Розы и хризантемы
Шрифт:
— Почему?
— В жару пить нельзя, — объясняет врач Ирина Самойловна. — Потому что когда человек пьет, он потеет. А вместе с потом из организма выделяется соль. И это очень вредно.
— Во, чудеса! — говорит Оля.
— В крайнем случае один глоточек — если уж совсем невтерпеж, не больше. И всем надеть панамки! — командует Вера Алексеевна. — Все — в добрый час, счастливый путь! Возвращайтесь
Мы надеваем панамки и двигаемся. Идем на канал. Может, если бы Славик Озерский, и Толя Червинский, и Боря Аникин знали, что мы все равно всем лагерем пойдем на канал, может, они не сбежали бы тогда ночью. А теперь Боря живет в изоляторе один и никуда не ходит. Вера Алексеевна их всех троих отправила в Москву: и Славика, и Толю, и Борю, но Славик и Толя там остались, а Борю отец даже на порог не пустил — сказал, что не для того он отправлял сына в пионерский лагерь и платил деньги за путевку, чтобы через две недели получить обратно — из-за его хулиганства. Так что Боря вернулся. На поезде ехал без билета и прятался от контролера, а потом шел от станции семнадцать километров пешком. После этого Вера Алексеевна уже не решилась отправить его снова в Москву. Он живет теперь в изоляторе, но девочки все-таки иногда бегают туда проведать его и переговариваются с ним через окошко.
Все девочки останавливаются и пьют воду — хоть Ирина Самойловна и предупредила, что это вредно. А я не пью.
— Неужели тебе не хочется пить? — удивляется Риша.
— Что значит — не хочется? Если нельзя, то и не хочется.
— Совершенно не хочется?
— Совершенно не хочется.
— А если тебе скажут, что и есть вредно? И есть не будешь?
— Не знаю… Может, и есть не буду.
— Вернулись, походники?
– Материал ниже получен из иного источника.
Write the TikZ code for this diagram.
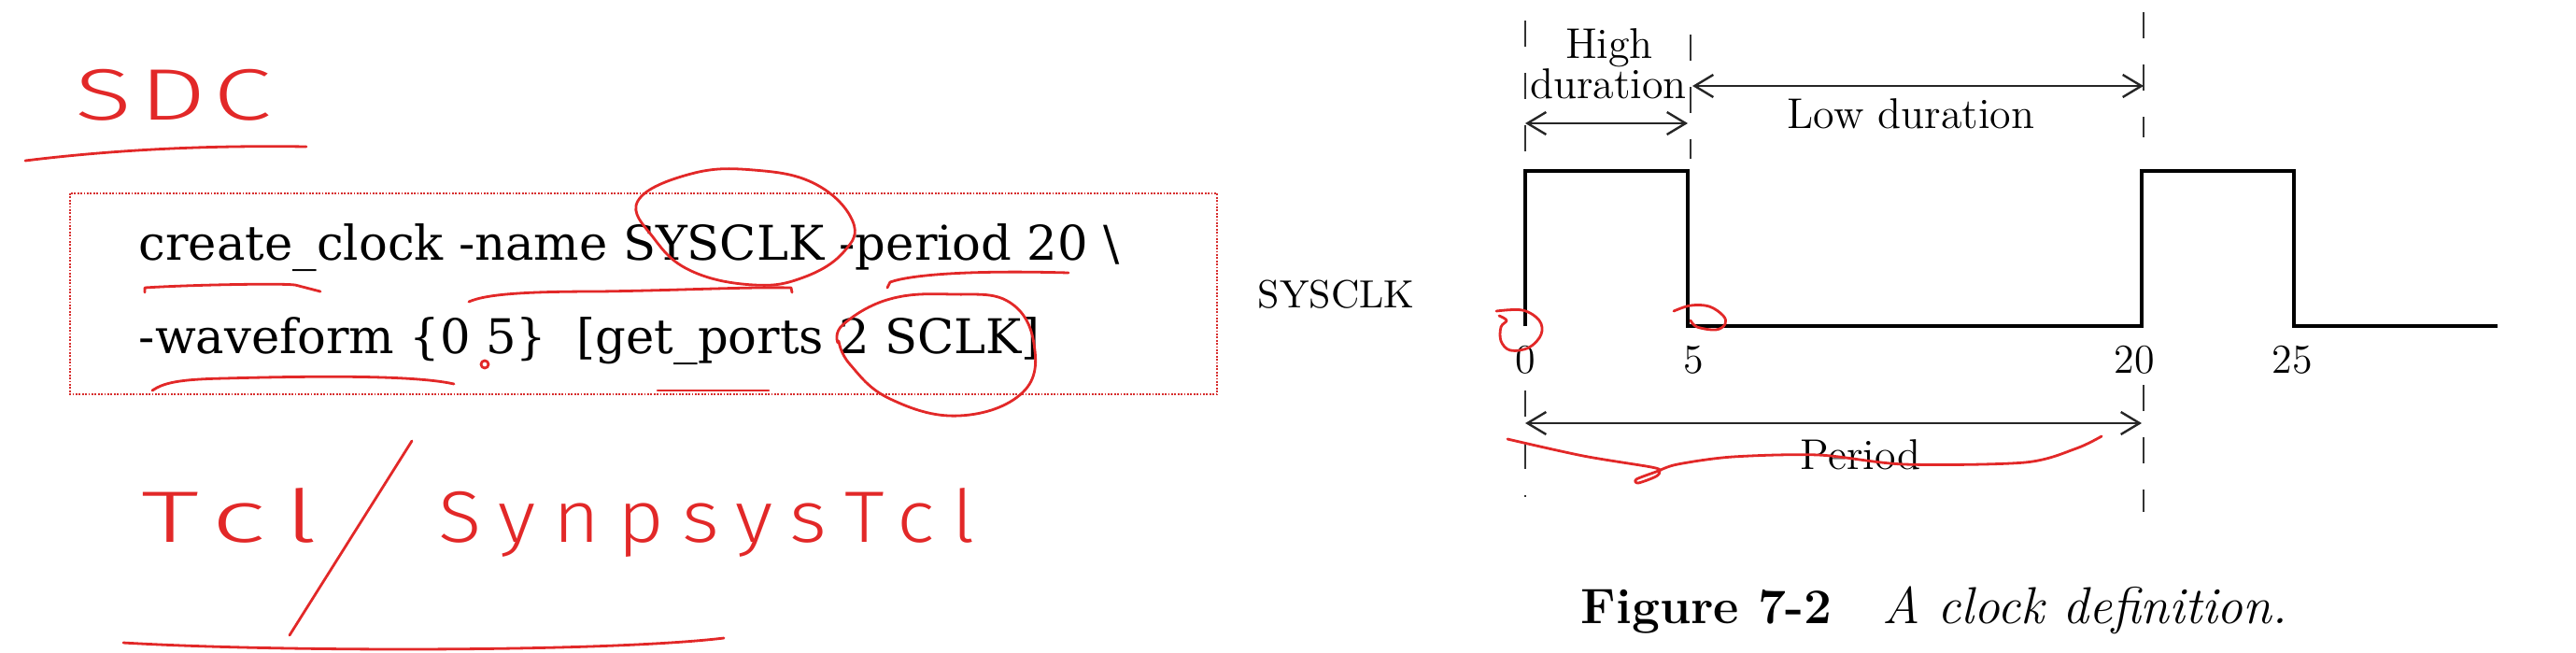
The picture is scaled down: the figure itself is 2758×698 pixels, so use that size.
\documentclass[tikz,border=0pt]{standalone}
\usepackage{fontspec}
\newfontfamily\codefont{DejaVu Serif}
\newfontfamily\handfont{Fira Sans}[UprightFont=* Light]
\usetikzlibrary{arrows.meta}
\definecolor{pen}{RGB}{226,40,40}
\definecolor{boxred}{RGB}{215,45,45}
\begin{document}
\begin{tikzpicture}[x=0.25pt,y=-0.25pt,
  code/.style={anchor=base west, inner sep=0, font=\codefont\fontsize{12.8}{15}\selectfont},
  lbl/.style={anchor=base, inner sep=0, font=\fontsize{11.5}{13}\selectfont},
  num/.style={anchor=base, inner sep=0, font=\fontsize{11}{13}\selectfont},
  hand/.style={inner sep=0, text=pen, anchor=base west},
  ink/.style={draw=pen, line width=0.7pt, line cap=round, line join=round},
  guide/.style={dash pattern=on 7pt off 7pt, line width=0.45pt, black!80},
  dim/.style={{Straight Barb[length=5pt,width=6pt]}-{Straight Barb[length=5pt,width=6pt]}, line width=0.6pt, black!85},
  wave/.style={line width=1.1pt, line join=miter},
  codebox/.style={draw=boxred, line width=0.45pt, dash pattern=on 0.45pt off 0.4pt}
]
\useasboundingbox (0,0) rectangle (2758,698);

% ---------- left: SDC code ----------
\node[hand, font=\handfont\fontsize{19.5}{21}\selectfont\addfontfeature{FakeStretch=1.45,LetterSpace=10}] (sdc) at (80,128) {SDC};
\draw[ink] (27,172) .. controls (100,163) and (200,155) .. (328,157);

\coordinate (boxNW) at (75,207);
\coordinate (boxSE) at (1303,422);
\draw[codebox] (boxNW) rectangle (boxSE);

\node[code] (line1) at (148,278) {create\_clock -name SYSCLK -period 20 \textbackslash};
\node[code] (line2) at (148,378) {-waveform \{0 5\}\ \ [get\_ports 2 SCLK]};

% red annotations on the code
\draw[ink] (155,313) -- (155,308) .. controls (200,305) and (300,303) .. (316,305) -- (343,312);
\draw[ink] (502,323) .. controls (520,315) and (560,312) .. (640,312) .. controls (720,311) and (800,307) .. (847,308) -- (848,313);
\draw[ink] (950,308) -- (953,302) .. controls (975,294) and (1040,289) .. (1144,292);
\draw[ink] (163,418) .. controls (175,410) and (190,406) .. (240,405) .. controls (350,402) and (446,402) .. (486,411);
\draw[ink] (704,418) -- (823,418);
\draw[ink] (519,390) circle[radius=4];
\draw[ink] plot[smooth cycle, tension=0.7] coordinates {(683,215) (740,186) (807,182) (873,197) (913,237) (903,270) (860,297) (807,305) (740,290) (700,255)};
\draw[ink] plot[smooth, tension=0.7] coordinates {(897,367) (903,347) (953,320) (1020,315) (1080,323) (1107,368) (1095,420) (1027,445) (953,427) (910,390) (898,365)};

% handwritten Tcl / SynpsysTcl
\node[hand, font=\handfont\fontsize{19.5}{21}\selectfont\addfontfeature{FakeStretch=1.6,LetterSpace=25}] (tcl) at (151,580) {Tcl};
\draw[ink] (441,472) -- (310,680);
\node[hand, font=\handfont\fontsize{19.5}{21}\selectfont\addfontfeature{FakeStretch=1.1,LetterSpace=24}] (syn) at (469,580) {SynpsysTcl};
\draw[ink] (132,688) .. controls (300,698) and (650,698) .. (775,683);

% ---------- right: clock waveform ----------
\coordinate (w0) at (1633,349);
\coordinate (w0h) at (1633,183);
\coordinate (w5h) at (1807,183);
\coordinate (w5) at (1807,349);
\coordinate (w20) at (2293,349);
\coordinate (w20h) at (2293,183);
\coordinate (w25h) at (2456,183);
\coordinate (w25) at (2456,349);
\coordinate (wend) at (2674,349);
\draw[wave] (w0) -- (w0h) -- (w5h) -- (w5) -- (w20) -- (w20h) -- (w25h) -- (w25) -- (wend);

% dashed guides
\draw[guide] (1633,22) -- (1633,180);
\draw[guide] (1633,418) -- (1633,532);
\draw[guide] (1810,37) -- (1810,170);
\draw[guide] (2295,13) -- (2295,147);
\draw[guide] (2295,412) -- (2295,548);

% dimension arrows
\coordinate (hA) at (1633,132);
\coordinate (hB) at (1807,132);
\coordinate (lA) at (1812,92);
\coordinate (lB) at (2295,92);
\coordinate (pA) at (1633,453);
\coordinate (pB) at (2293,453);
\draw[dim] (hA) -- (hB);
\draw[dim] (lA) -- (lB);
\draw[dim] (pA) -- (pB);

% labels
\node[lbl] (high) at (1723,62) {High};
\node[lbl] (dur) at (1722,105) {duration};
\node[lbl] (low) at (2046,137) {Low duration};
\node[lbl] (per) at (1992,502) {Period};
\node[anchor=base west, inner sep=0, font=\fontsize{10.5}{12}\selectfont] (sig) at (1346,329) {SYSCLK};
\node[num] (n0) at (1633,399) {0};
\node[num] (n5) at (1813,399) {5};
\node[num] (n20) at (2285,399) {20};
\node[num] (n25) at (2454,399) {25};

\node[anchor=base west, inner sep=0, font=\fontsize{13.3}{15}\selectfont] (cap) at (1692,667) {\textbf{Figure 7-2}\hspace{1em}{\fontsize{13.9}{15}\selectfont\textit{A clock definition.}}};

% red annotations on the waveform
\draw[ink] plot[smooth, tension=0.6] coordinates {(1605,338) (1613,343) (1607,350) (1607,365) (1617,375) (1637,372) (1650,358) (1648,343) (1630,332) (1602,333)};
\draw[ink] plot[smooth, tension=0.6] coordinates {(1792,333) (1810,327) (1830,328) (1845,338) (1847,347) (1837,353) (1817,350) (1810,343)};
\draw[ink] plot[smooth, tension=0.5] coordinates {(1614,470) (1695,488) (1768,500) (1777,504) (1773,510) (1754,517) (1752,513) (1773,505) (1796,497) (1855,489) (1947,487) (2039,497) (2168,495) (2223,480) (2250,467)};
\end{tikzpicture}
\end{document}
Ну, молодцы! — встречает нас Вера Алексеевна. — Купались?
— Купались! — отвечаем мы хором.
— Канал переплывали?
— Нет!!!
— Ну, молодцы! Ну, умники! А у меня тут для вас сюрприз! Угадайте какой?
— Почта! — кричит кто-то.
— Верно, почта! — Она потрясает над головой пачкой писем и начинает раздавать по одному.
Каждый, кому есть письмо, должен плясать. Вера Алексеевна называет фамилию, и надо плясать.
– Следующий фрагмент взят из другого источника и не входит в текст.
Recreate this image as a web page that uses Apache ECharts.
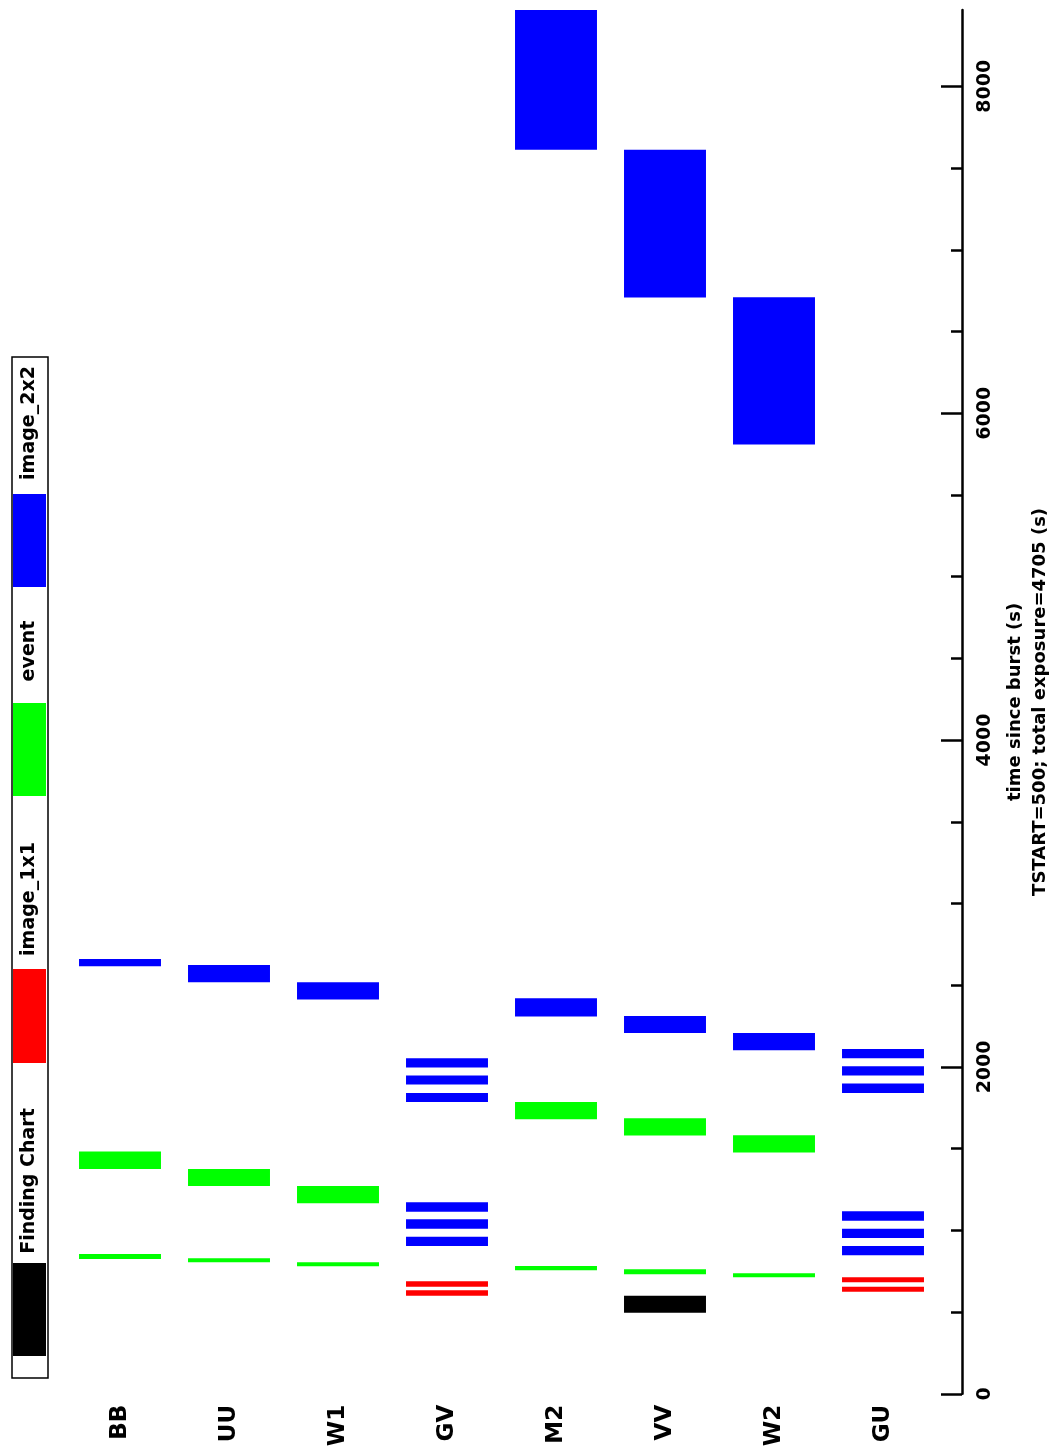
<!DOCTYPE html>
<html>
<head>
<meta charset="utf-8">
<script src="https://cdn.jsdelivr.net/npm/echarts@6/dist/echarts.min.js"></script>
<style>
html,body{margin:0;padding:0;background:#fff;}
#chart{width:1054px;height:1454px;}
</style>
</head>
<body>
<div id="chart"></div>
<script>
// ---- data ----
const categories = ['BB', 'UU', 'W1', 'GV', 'M2', 'VV', 'W2', 'GU'];
const majorTicks = [0, 2000, 4000, 6000, 8000];
const minorTicks = [500, 1000, 1500, 2500, 3000, 3500, 4500, 5000, 5500, 6500, 7000, 7500];
const axisMax = 8467;

// [filter, start (s), end (s)]
const findingChart = [['VV', 496, 600]];
const image1x1 = [
  ['GV', 600, 633], ['GV', 655, 688],
  ['GU', 625, 655], ['GU', 682, 713]
];
const eventMode = [
  ['BB', 825, 856], ['UU', 805, 829], ['W1', 780, 805], ['M2', 756, 782],
  ['VV', 731, 762], ['W2', 713, 737],
  ['BB', 1376, 1482], ['UU', 1272, 1376], ['W1', 1166, 1272], ['M2', 1680, 1786],
  ['VV', 1580, 1686], ['W2', 1476, 1582]
];
const image2x2 = [
  ['BB', 2616, 2661], ['UU', 2518, 2624], ['W1', 2412, 2518],
  ['GV', 905, 961], ['GV', 1010, 1068], ['GV', 1114, 1172],
  ['GV', 1786, 1841], ['GV', 1892, 1947], ['GV', 1996, 2053],
  ['M2', 2308, 2420], ['VV', 2208, 2312], ['W2', 2102, 2208],
  ['GU', 848, 905], ['GU', 953, 1010], ['GU', 1059, 1117],
  ['GU', 1841, 1898], ['GU', 1947, 2004], ['GU', 2053, 2110],
  ['W2', 5809, 6710], ['VV', 6708, 7612], ['M2', 7612, 8467]
];
const legendItems = ['Finding Chart', 'image_1x1', 'event', 'image_2x2'];
const legendColors = ['#000000', '#ff0000', '#00ff00', '#0000ff'];

// ---- chart ----
const FONT = 'DejaVu Sans';
function toData(arr) {
  return arr.map(d => [categories.indexOf(d[0]), d[1], d[2]]);
}
function renderItem(params, api) {
  const c = api.value(0);
  const p0 = api.coord([c, api.value(1)]);
  const p1 = api.coord([c, api.value(2)]);
  const w = api.size([1, 0])[0] * 0.752;
  return {
    type: 'rect',
    shape: { x: p0[0] - w / 2, y: p1[1], width: w, height: p0[1] - p1[1] },
    style: { fill: api.visual('color') }
  };
}
const seriesData = [findingChart, image1x1, eventMode, image2x2];
const series = seriesData.map((arr, i) => ({
  type: 'custom',
  name: legendItems[i],
  renderItem: renderItem,
  itemStyle: { color: legendColors[i] },
  encode: { x: 0, y: [1, 2] },
  data: toData(arr),
  clip: false,
  silent: true
}));

// legend drawn as graphic (rotated like the reference)
const swatchY = [[1263, 1356], [969, 1063], [703, 796], [494, 587]];
const textY = [1181, 899, 651, 423];
const graphic = [{
  type: 'rect',
  shape: { x: 12, y: 357, width: 36, height: 1021 },
  style: { fill: '#fff', stroke: '#000', lineWidth: 1.5 }
}];
legendItems.forEach((name, i) => {
  graphic.push({
    type: 'rect',
    shape: { x: 13, y: swatchY[i][0], width: 33, height: swatchY[i][1] - swatchY[i][0] },
    style: { fill: legendColors[i] }
  });
  graphic.push({
    type: 'text',
    x: 29, y: textY[i],
    rotation: Math.PI / 2,
    style: {
      text: name, font: 'bold 19px "' + FONT + '"', fill: '#000',
      textAlign: 'center', textVerticalAlign: 'middle'
    }
  });
});

const chart = echarts.init(document.getElementById('chart'));
chart.setOption({
  backgroundColor: '#ffffff',
  animation: false,
  grid: { left: 65.5, right: 116.5, top: 10, bottom: 60.2, containLabel: false, outerBoundsMode: 'none' },
  xAxis: {
    type: 'category',
    data: categories,
    axisLine: { show: false },
    axisTick: { show: false },
    splitLine: { show: false },
    axisLabel: {
      rotate: 90, margin: 11, color: '#000',
      fontFamily: FONT, fontSize: 23, fontWeight: 'bold'
    }
  },
  yAxis: [{
    type: 'value',
    position: 'right',
    offset: 24.5,
    min: 0, max: axisMax,
    interval: 2000,
    name: 'time since burst (s)\nTSTART=500; total exposure=4705 (s)',
    nameLocation: 'middle',
    nameRotate: 90,
    nameGap: 31,
    nameTextStyle: { color: '#000', fontFamily: FONT, fontSize: 18, fontWeight: 'bold', lineHeight: 25 },
    axisLine: { show: true, lineStyle: { color: '#000', width: 2.5 } },
    axisTick: { show: true, inside: true, length: 21, lineStyle: { color: '#000', width: 2.5 }, customValues: majorTicks },
    axisLabel: {
      rotate: 90, margin: 14, color: '#000', fontFamily: FONT, fontSize: 19, fontWeight: 'bold',
      customValues: majorTicks, formatter: v => String(v)
    },
    splitLine: { show: false }
  }, {
    type: 'value',
    position: 'right',
    offset: 24.5,
    min: 0, max: axisMax,
    interval: 2000,
    axisLine: { show: false },
    axisTick: { show: true, inside: true, length: 11, lineStyle: { color: '#000', width: 2.5 }, customValues: minorTicks },
    axisLabel: { show: false },
    splitLine: { show: false }
  }],
  graphic: graphic,
  series: series
});
</script>
</body>
</html>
Иначе она не отдаст. Мне тоже есть письмо.— Пляши!
Я не хочу.
— Нет, нет, даже и не думай — не получишь!..
Я не хочу… Я не умею плясать… Я хочу свое письмо. Письма оплачиваются марками, а не плясками.
— Не задерживай, пляши! — требуют вокруг.
Я пляшу. Ни на кого не смотрю и кое-как пляшу. Получаю наконец свое письмо, разрываю конверт, иду по направлению к столовой и на ходу читаю.
«Как жаль, — пишет мама, — что тебе не выдали той вишни, что я отправила. Что же с ней случилось, не понимаю? Два кило отличнейшей вишни, специально купила на базаре».
Что тут не понимать? Она обдала ее кипятком! Неудивительно, что вишня сгнила в дороге. Ирина Самойловна показала мне — вишня была вся коричневая, пришлось ее выкинуть. Не отдали, чтобы я не вздумала съесть эту гниль. Я даже плакала, так мне было обидно. Но это, конечно, не помогло. Почему другие мамы догадываются слать печенье, вафли, сухари, а моя непременно должна была положить вишню? Ладно, теперь это уже не важно…
«У нас Настя Ананьева, представь себе, отравилась раками. Отец твой достал где-то раков, я их сварила, полную кастрюлю (я обожаю раков), а тут как раз зашла Настя и спрашивает: „Что это у вас?“ Она, оказывается, представления не имела, что их едят. Я уговорила ее взять одного…»
Я переворачиваю страничку:
«Счастье, что сама не успела попробовать. Она-то здоровая баба, и то два дня была, можно сказать, в очень тяжелом состоянии. Но в конце концов обошлось, а я бы, верно, уже отдала богу душу. Ты пишешь, что у вас жарко. Не знаю, я бы этого не сказала. Хотя я сейчас вообще почти не выхожу. Незачем как-то. Нет ни сил, ни настроения. 17-го числа умерла мама…»
Умерла… мама?.. Бабушка?.. Бабушка… умерла?!
Пальцы у меня разжимаются… Что-то очень тяжелое подымается из живота и ударяет в грудь. В то место, где сердце.
Бабушка… умерла…
Синее — голубенькое небо… И в нем три листочка… Три беленьких листика… Трепещут. Нет, даже не трепещут. Лежат… Стоят в воздухе. В голубеньком небе. Три беленьких листа.